Weiblichkeit pur und gleichermaßen machtversessen und bösartig wie einst Shakespeare’s Lady Macbeth allerdings darf Marie Smolka als Poppea sein, die in ihren lasziven Liebesbetörungen noch so viel Bösartigkeit und tückische List aus den Augen sprühen lässt, dass man ihr trickreiches Verführungsspiel nur allzu schnell durchschauen sollte, aber da sei Amor vor, der sie bis in den Schlaf hinein behütet und die Attentäter austrickst. Das Getümmel der liebes – und lustbesessenen Getreuen, mit denen Kaiser Nero zu prassen pflegte, kann nur andeutungsweise mit sich windenden Körpern in grellbunten Kostümierungen verfolgt werden. Das genügt auch, denn die alten Instrumente und der faszinierende sprechartige Beigesang, der das Spiel fortschreitend illustriert, ist mit dieser beinahe sphärischen, zuweilen poetisch zart gestimmten und dann wieder dramatisch fordernden Sprach-Spiel-Gesangstechnik von großer Eindringlichkeit. Und der Narr, dieser Amor, ein geschmeidiger, sich durch alles Geschehen hindurch windender Genosse der Liebe, einerlei, welchen Zwecken sie dient, spielt so unbarmherzig mit den Herzen aller, dass er wahrlich teuflisch daherkommt.
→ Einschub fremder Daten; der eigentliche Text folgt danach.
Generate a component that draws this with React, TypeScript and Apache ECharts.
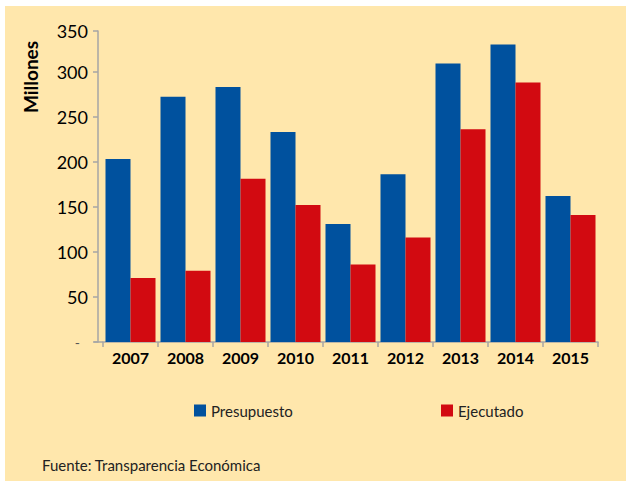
import React, { useEffect, useRef } from "react";
import * as echarts from "echarts";

const years = ["2007", "2008", "2009", "2010", "2011", "2012", "2013", "2014", "2015"];
const presupuesto = [203, 272, 283, 233, 131, 186, 309, 330, 162];
const ejecutado = [71, 79, 181, 152, 86, 116, 236, 288, 141];
const seriesNames = ["Presupuesto", "Ejecutado"];
const yAxisName = "Millones";
const sourceText = "Fuente: Transparencia Económica";
const yMax = 345;
const yTopLabel = "350";

const FONT = "Lato, 'Open Sans', sans-serif";
const BLUE = "#00519E";
const RED = "#D20A11";
const AXIS = "#A6A6A6";
const BG = "#FFE7AC";

export default function App() {
  const ref = useRef<HTMLDivElement>(null);

  useEffect(() => {
    if (!ref.current) return;
    const chart = echarts.init(ref.current, null, { renderer: "svg" });
    const legendText = { fontFamily: FONT, fontSize: 15, color: "#222" };
    chart.setOption({
      animation: false,
      backgroundColor: "#ffffff",
      textStyle: { fontFamily: FONT },
      graphic: [
        {
          type: "rect",
          z: -10,
          shape: { x: 5, y: 6, width: 621, height: 475 },
          style: { fill: BG },
          silent: true,
        },
        {
          type: "text",
          x: 30,
          y: 77,
          rotation: Math.PI / 2,
          style: {
            text: yAxisName,
            fontFamily: FONT,
            fontSize: 19,
            fontWeight: "bold",
            fill: "#000",
            align: "center",
            verticalAlign: "middle",
          },
        },
        {
          type: "text",
          x: 42,
          y: 465,
          style: {
            text: sourceText,
            fontFamily: FONT,
            fontSize: 15,
            fill: "#222",
            align: "left",
            verticalAlign: "middle",
          },
        },
        {
          type: "line",
          shape: { x1: 94, y1: 342, x2: 103, y2: 342 },
          style: { stroke: AXIS, lineWidth: 1.5 },
        },
      ],
      legend: [
        {
          data: [seriesNames[0]],
          left: 194,
          top: 403,
          padding: 0,
          itemWidth: 12,
          itemHeight: 12,
          itemGap: 5,
          icon: "rect",
          textStyle: legendText,
        },
        {
          data: [seriesNames[1]],
          left: 441,
          top: 403,
          padding: 0,
          itemWidth: 12,
          itemHeight: 12,
          itemGap: 5,
          icon: "rect",
          textStyle: legendText,
        },
      ],
      grid: { left: 103, right: 28, top: 31, bottom: 139, containLabel: false },
      xAxis: {
        type: "category",
        data: years,
        axisLine: { show: true, lineStyle: { color: AXIS, width: 1.5 } },
        axisTick: { show: true, length: 5, lineStyle: { color: AXIS, width: 1.5 } },
        axisLabel: {
          fontFamily: FONT,
          fontSize: 16,
          fontWeight: "bold",
          color: "#000",
          margin: 7,
        },
      },
      yAxis: {
        type: "value",
        min: 0,
        max: yMax,
        interval: 50,
        offset: 5,
        splitLine: { show: false },
        axisLine: { show: true, lineStyle: { color: AXIS, width: 1.5 } },
        axisTick: { show: true, length: 5, lineStyle: { color: AXIS, width: 1.5 } },
        axisLabel: {
          fontFamily: FONT,
          fontSize: 18,
          color: "#000",
          margin: 10,
          formatter: (v: number) => {
            if (v === 0) return "{z|-}";
            if (v >= yMax) return yTopLabel;
            return String(v);
          },
          rich: {
            z: { fontFamily: FONT, fontSize: 14, color: "#555", padding: [0, 8, 0, 0] },
          },
        },
      },
      series: [
        {
          name: seriesNames[0],
          type: "bar",
          data: presupuesto,
          barWidth: 25,
          barGap: "0%",
          itemStyle: { color: BLUE },
        },
        {
          name: seriesNames[1],
          type: "bar",
          data: ejecutado,
          barWidth: 25,
          barGap: "0%",
          itemStyle: { color: RED },
        },
      ],
    });
    return () => chart.dispose();
  }, []);

  return (
    <div
      ref={ref}
      style={{ position: "fixed", left: 0, top: 0, width: 626, height: 481 }}
    />
  );
}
Natürlich ist Christoph Heinrich ein wunderbar abgeklärter, wenn auch durchaus betrübter großartiger Philosoph; doch weder reichen seine klugen Aphorismen noch seine liebevoll warnenden Gesten und Worte für Nero aus, um ihn vor dem eigenen Todesurteil zu retten. Er fügt sich, wie einst auch Sokrates,  ergeben in sein Schicksal, wohl wissend, dass alle Weisheit der Welt ihn nicht vor Dummheit,Tollwut, Machtgier, Liebeswahn und was es sonst noch alles an sich selbst und andere vernichtenden menschlichen Eigenschaften gibt, zu retten vermag.

Nachdem die Bühne nur noch ein Feld voller Toter ist, die Musik leise verklingt, Nero und seine Geliebte noch ein letztes schmelzendes Duett gesungen haben, zeigt sich Poppea bis ins Mark erschüttert, am ganzen Körper zitternd, erstmals sich ihrer Bluttaten bewusst, verlöschen die drei großen Leuchtkugel auf der Bühne, und alles taucht ins volle Dunkel der Geschichte. Dass der Kaiser und seine neue Kaiserin so enden wie sie selbst geherrscht haben, ist bekannt. Wohl seltener wird aber dieser Wahnsinn so expressiv dargestellt. Ein Kleinod der vergangenen Spielzeit. A.C.